Set exercise :: Take every line from the first down to the line with "XAxis, YAxis, Legend" and set it down exactly, without the pictures.

-- -- --

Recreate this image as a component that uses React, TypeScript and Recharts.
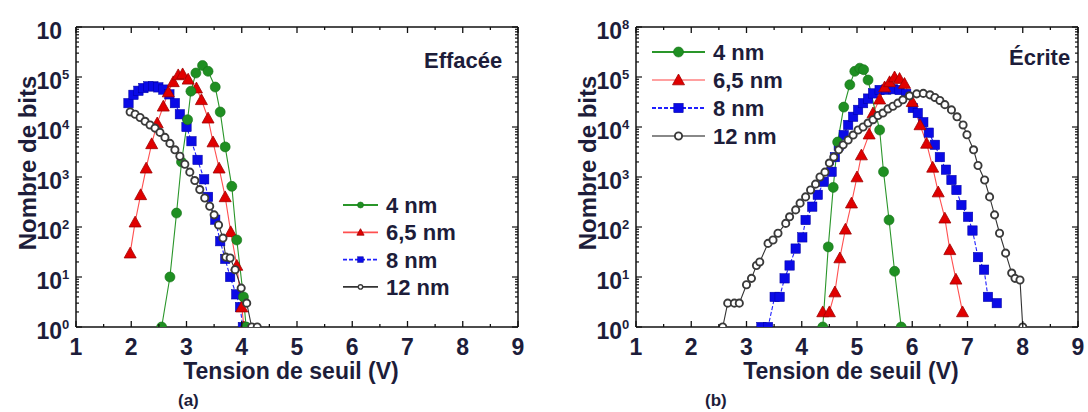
import React from "react";
import { LineChart, Line, XAxis, YAxis, Legend } from "recharts";

// ---- axes ----
const xMajor = [1, 2, 3, 4, 5, 6, 7, 8, 9];
const xMinor = [1.5, 2.5, 3.5, 4.5, 5.5, 6.5, 7.5, 8.5];
const yDecades = [1, 10, 100, 1000, 10000, 100000, 1000000];
const yExpA = ["0", "1", "2", "3", "4", "5", ""];
const yExpB = ["0", "1", "2", "3", "4", "5", "8"];
const seriesNames = ["4 nm", "6,5 nm", "8 nm", "12 nm"];

// ---- (a) Effacée : tension de seuil (V) / nombre de bits ----
const effV4 = [2.55, 2.7, 2.82, 2.91, 3.02, 3.08, 3.17, 3.29, 3.39, 3.52, 3.61, 3.7, 3.82, 3.91, 4.03, 4.08];
const effN4 = [1, 10, 190, 2000, 14000, 52000, 120000, 170000, 130000, 63000, 20000, 4000, 650, 55, 4, 1];
const effV65 = [1.98, 2.07, 2.17, 2.27, 2.37, 2.47, 2.58, 2.67, 2.76, 2.85, 2.93, 3.03, 3.18, 3.27, 3.39, 3.48, 3.59, 3.7, 3.8, 3.91, 4.0, 4.04];
const effN65 = [30, 125, 440, 1500, 4600, 12000, 26000, 50000, 80000, 110000, 115000, 90000, 60000, 35000, 15000, 5000, 1500, 400, 80, 17, 2.5, 1];
const effV8 = [1.95, 2.04, 2.13, 2.22, 2.31, 2.4, 2.49, 2.58, 2.69, 2.79, 2.88, 3.0, 3.09, 3.2, 3.32, 3.39, 3.52, 3.61, 3.7, 3.79, 3.9, 3.97, 4.02];
const effN8 = [30000, 44000, 53000, 60000, 65000, 65000, 62000, 56000, 45000, 30000, 18000, 10000, 5200, 2200, 900, 400, 140, 52, 23, 10, 4.5, 2.5, 1];
const effV12 = [1.98, 2.07, 2.16, 2.25, 2.34, 2.43, 2.52, 2.61, 2.7, 2.79, 2.88, 2.97, 3.06, 3.15, 3.24, 3.33, 3.42, 3.5, 3.58, 3.66, 3.71, 3.79, 3.88, 3.99, 4.09, 4.18, 4.28];
const effN12 = [20000, 18000, 15500, 13000, 11000, 9500, 7800, 6200, 4700, 3500, 2600, 1800, 1250, 850, 560, 380, 260, 175, 110, 60, 25, 24, 14, 6, 3, 1, 1];

// ---- (b) Écrite ----
const ecrV4 = [4.38, 4.48, 4.57, 4.65, 4.76, 4.87, 4.96, 5.05, 5.12, 5.2, 5.41, 5.48, 5.58, 5.68, 5.8];
const ecrN4 = [1, 40, 620, 5000, 25000, 70000, 130000, 150000, 140000, 87000, 8700, 1270, 138, 13, 1];
const ecrV65 = [4.38, 4.5, 4.6, 4.69, 4.79, 4.9, 5.0, 5.08, 5.22, 5.29, 5.41, 5.5, 5.59, 5.68, 5.77, 5.86, 6.0, 6.14, 6.26, 6.37, 6.47, 6.59, 6.68, 6.79, 6.91];
const ecrN65 = [2, 2, 5, 24, 90, 300, 1000, 2750, 7200, 19000, 36000, 63000, 80000, 100000, 93000, 74000, 32000, 11000, 4700, 1560, 500, 150, 35, 9, 2];
const ecrV8 = [3.27, 3.39, 3.51, 3.6, 3.69, 3.78, 3.89, 4.01, 4.07, 4.19, 4.29, 4.4, 4.54, 4.6, 4.67, 4.76, 4.84, 4.93, 5.02, 5.11, 5.2, 5.29, 5.41, 5.53, 5.65, 5.77, 5.89, 6.01, 6.1, 6.2, 6.3, 6.41, 6.5, 6.61, 6.71, 6.8, 6.89, 7.01, 7.09, 7.19, 7.3, 7.37, 7.53];
const ecrN8 = [1, 1, 4, 4, 9.4, 17, 37, 62, 138, 255, 440, 800, 1270, 2500, 4200, 6900, 11000, 16000, 22000, 30000, 37000, 47000, 55000, 56000, 57000, 55000, 46000, 24000, 19000, 12500, 7700, 4400, 2500, 1400, 870, 550, 275, 160, 85, 25, 14, 4, 3];
const ecrV12 = [2.57, 2.66, 2.78, 2.87, 3.0, 3.09, 3.18, 3.24, 3.39, 3.48, 3.57, 3.71, 3.78, 3.89, 3.97, 4.07, 4.16, 4.25, 4.33, 4.42, 4.5, 4.58, 4.67, 4.75, 4.84, 4.93, 5.02, 5.11, 5.2, 5.29, 5.38, 5.47, 5.56, 5.65, 5.74, 5.83, 5.95, 6.08, 6.2, 6.32, 6.41, 6.5, 6.59, 6.71, 6.81, 6.92, 6.99, 7.11, 7.19, 7.31, 7.4, 7.49, 7.58, 7.69, 7.8, 7.86, 7.95, 8.0];
const ecrN12 = [1, 3, 3, 3, 7, 9.4, 17, 20, 47, 55, 75, 118, 160, 220, 300, 400, 550, 720, 1000, 1250, 1900, 2500, 3500, 4400, 5500, 6900, 8700, 10000, 12000, 14000, 17000, 19000, 23000, 26000, 30000, 35000, 42000, 46000, 47000, 44000, 39000, 34000, 28000, 22000, 16000, 11000, 7000, 3500, 1700, 870, 400, 175, 75, 30, 12, 9.4, 8.7, 1];

const FONT = "'Liberation Sans', Arial, sans-serif";
const INK = "#1d1d3a";

type Shape = "circle" | "triangle" | "square" | "open";
const styles: Record<string, { shape: Shape; line: string; legendB: string; dash?: string }> = {
  "4 nm": { shape: "circle", line: "#2a962a", legendB: "#2a962a" },
  "6,5 nm": { shape: "triangle", line: "#ff5050", legendB: "#ffa0a0" },
  "8 nm": { shape: "square", line: "#2020ff", legendB: "#2020ff", dash: "4 2" },
  "12 nm": { shape: "open", line: "#333", legendB: "#888" },
};

const zip = (v: number[], n: number[]) => v.map((x, i) => ({ v: x, n: n[i] }));

const yMinor: number[] = [];
yDecades.slice(0, -1).forEach(d => [2, 3, 4, 5, 6, 7, 8, 9].forEach(k => yMinor.push(d * k)));

function Marker({ shape, x, y, s }: { shape: Shape; x: number; y: number; s: number }) {
  if (shape === "circle") return <circle cx={x} cy={y} r={5 * s} fill="#1f8f22" stroke="#147016" strokeWidth={0.6} />;
  if (shape === "triangle") {
    const h = 6 * s;
    return <polygon points={`${x},${y - h} ${x + h},${y + h * 0.8} ${x - h},${y + h * 0.8}`} fill="#e00000" stroke="#a00000" strokeWidth={0.8} />;
  }
  if (shape === "square") {
    const h = 4.7 * s;
    return <rect x={x - h} y={y - h} width={2 * h} height={2 * h} fill="#0a0ae6" stroke="#0000a0" strokeWidth={0.5} />;
  }
  return <circle cx={x} cy={y} r={3.6 * s} fill="#fff" stroke="#3a3a3a" strokeWidth={1.9 * Math.max(s, 0.7)} />;
}

const dotFor = (shape: Shape) => (p: any) => {
  const { cx, cy, index } = p;
  if (cx == null || cy == null) return <g key={index} />;
  return <Marker key={index} shape={shape} x={cx} y={cy} s={1} />;
};

const XTickBottom = (p: any) => {
  const { x, y, payload } = p;
  const major = xMajor.includes(payload.value);
  return (
    <g>
      <line x1={x} x2={x} y1={y} y2={y - (major ? 6 : 3)} stroke="#111" strokeWidth={1.3} />
      {major && (
        <text x={x} y={y + 28} textAnchor="middle" fontSize={23} fontWeight="bold" fontFamily={FONT} fill={INK}>
          {payload.value}
        </text>
      )}
    </g>
  );
};

const XTickTop = (p: any) => {
  const { x, y, payload } = p;
  const major = xMajor.includes(payload.value);
  return <line x1={x} x2={x} y1={y} y2={y + (major ? 6 : 3)} stroke="#111" strokeWidth={1.3} />;
};

const makeYTick = (sups: string[]) => (p: any) => {
  const { x, y, payload } = p;
  const i = yDecades.indexOf(payload.value);
  return (
    <g>
      <line x1={x} x2={x + (i >= 0 ? 6 : 3)} y1={y} y2={y} stroke="#111" strokeWidth={1.2} />
      {i >= 0 && (
        <g fontWeight="bold" fontFamily={FONT} fill={INK}>
          <text x={x - 14} y={y + 12} textAnchor="end" fontSize={23}>10</text>
          <text x={x - 14} y={y + 2} textAnchor="start" fontSize={13}>{sups[i]}</text>
        </g>
      )}
    </g>
  );
};

const YTickRight = (p: any) => {
  const { x, y, payload } = p;
  const major = yDecades.includes(payload.value);
  return <line x1={x} x2={x - (major ? 6 : 3)} y1={y} y2={y} stroke="#111" strokeWidth={1.2} />;
};

function LegendBox({ lineW, rowH, markerScale, panel }: { lineW: number; rowH: number; markerScale: number; panel: "a" | "b" }) {
  return (
    <svg width={lineW + 115} height={rowH * 4 + 6}>
      {seriesNames.map((name, i) => {
        const st = styles[name];
        const y = 12 + i * rowH;
        return (
          <g key={name}>
            <line x1={2} x2={2 + lineW} y1={y} y2={y} stroke={panel === "a" ? st.line : st.legendB} strokeWidth={1.8} strokeDasharray={st.dash} />
            <Marker shape={st.shape} x={2 + lineW / 2} y={y} s={markerScale} />
            <text x={lineW + 10} y={y + 8} fontSize={22} fontWeight="bold" fontFamily={FONT} fill={INK}>{name}</text>
          </g>
        );
      })}
    </svg>
  );
}

type PanelProps = {
  width: number;
  marginRight: number;
  sups: string[];
  series: { name: string; data: { v: number; n: number }[] }[];
  legend: { left: number; top: number; lineW: number; rowH: number; scale: number };
  panel: "a" | "b";
};

function Panel({ width, marginRight, sups, series, legend, panel }: PanelProps) {
  return (
    <LineChart width={width} height={412} margin={{ top: 26, right: marginRight, bottom: 25, left: 0 }}>
      <XAxis
        dataKey="v" type="number" domain={[1, 9]} ticks={[...xMajor, ...xMinor]} interval={0}
        allowDataOverflow height={60} tickSize={0} tickMargin={0} tick={XTickBottom}
        axisLine={{ stroke: "#111", strokeWidth: 1.5 }} tickLine={false}
        label={(p: any) => {
          const vb = p.viewBox;
          return (
            <text x={vb.x + vb.width / 2 - 6} y={vb.y + 52} textAnchor="middle" fontSize={23} fontWeight="bold" fontFamily={FONT} fill={INK}>
              Tension de seuil (V)
            </text>
          );
        }}
      />
      <XAxis
        xAxisId="top" orientation="top" dataKey="v" type="number" domain={[1, 9]} ticks={[...xMajor, ...xMinor]}
        interval={0} allowDataOverflow height={1} tickSize={0} tickMargin={0} tick={XTickTop}
        axisLine={{ stroke: "#111", strokeWidth: 1.5 }} tickLine={false}
      />
      <YAxis
        dataKey="n" type="number" scale="log" domain={[1, 1000000]} ticks={[...yDecades, ...yMinor]} interval={0}
        allowDataOverflow width={76} tickSize={0} tickMargin={0} tick={makeYTick(sups)}
        axisLine={{ stroke: "#111", strokeWidth: 1.5 }} tickLine={false}
        label={() => (
          <text transform="translate(36,163) rotate(-90)" textAnchor="middle" fontSize={24} fontWeight="bold" fontFamily={FONT} fill={INK}>
            Nombre de bits
          </text>
        )}
      />
      <YAxis
        yAxisId="right" orientation="right" type="number" scale="log" domain={[1, 1000000]}
        ticks={[...yDecades, ...yMinor]} interval={0} allowDataOverflow width={1} tickSize={0} tickMargin={0}
        tick={YTickRight} axisLine={{ stroke: "#111", strokeWidth: 1.5 }} tickLine={false}
      />
      {series.map(s => {
        const st = styles[s.name];
        return (
          <Line
            key={s.name} name={s.name} data={s.data} dataKey="n" type="linear"
            stroke={st.line} strokeWidth={1.1} strokeDasharray={st.dash}
            dot={dotFor(st.shape)} activeDot={false} isAnimationActive={false}
          />
        );
      })}
      <Legend
        layout="vertical" align="center" verticalAlign="middle"
        wrapperStyle={{ left: legend.left, top: legend.top, width: "auto", height: "auto" }}
        content={() => <LegendBox lineW={legend.lineW} rowH={legend.rowH} markerScale={legend.scale} panel={panel} />}
      />
    </LineChart>
  );
}

// drawing order: 8 nm, 6,5 nm, 4 nm, 12 nm
const effSeries = [
  { name: "8 nm", data: zip(effV8, effN8) },
  { name: "6,5 nm", data: zip(effV65, effN65) },
  { name: "4 nm", data: zip(effV4, effN4) },
  { name: "12 nm", data: zip(effV12, effN12) },
];
const ecrSeries = [
  { name: "8 nm", data: zip(ecrV8, ecrN8) },
  { name: "6,5 nm", data: zip(ecrV65, ecrN65) },
  { name: "4 nm", data: zip(ecrV4, ecrN4) },
  { name: "12 nm", data: zip(ecrV12, ecrN12) },
];

const textStyle: React.CSSProperties = {
  position: "absolute", fontFamily: FONT, fontWeight: "bold", color: INK, lineHeight: 1, whiteSpace: "nowrap",
};

export default function App() {
  return (
    <div style={{ position: "absolute", left: 0, top: 0, width: 1088, height: 412, background: "#fff", overflow: "hidden" }}>
      <div style={{ position: "absolute", left: 0, top: 0 }}>
        <Panel
          width={540} marginRight={21} sups={yExpA} series={effSeries} panel="a"
          legend={{ left: 341, top: 193, lineW: 35, rowH: 27.3, scale: 0.6 }}
        />
      </div>
      <div style={{ position: "absolute", left: 560, top: 0 }}>
        <Panel
          width={528} marginRight={9} sups={yExpB} series={ecrSeries} panel="b"
          legend={{ left: 90, top: 40, lineW: 53, rowH: 28, scale: 1 }}
        />
      </div>
      <div style={{ ...textStyle, left: 424, top: 50, fontSize: 22 }}>Effacée</div>
      <div style={{ ...textStyle, left: 1009, top: 47, fontSize: 22 }}>Écrite</div>
      <div style={{ ...textStyle, left: 178, top: 392, fontSize: 17 }}>(a)</div>
      <div style={{ ...textStyle, left: 705, top: 392, fontSize: 17 }}>(b)</div>
    </div>
  );
}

-- -- --

Answer to the problem ::
Recreate this image as a component that uses React, TypeScript and Recharts.
import React from "react";
import { LineChart, Line, XAxis, YAxis, Legend } from "recharts";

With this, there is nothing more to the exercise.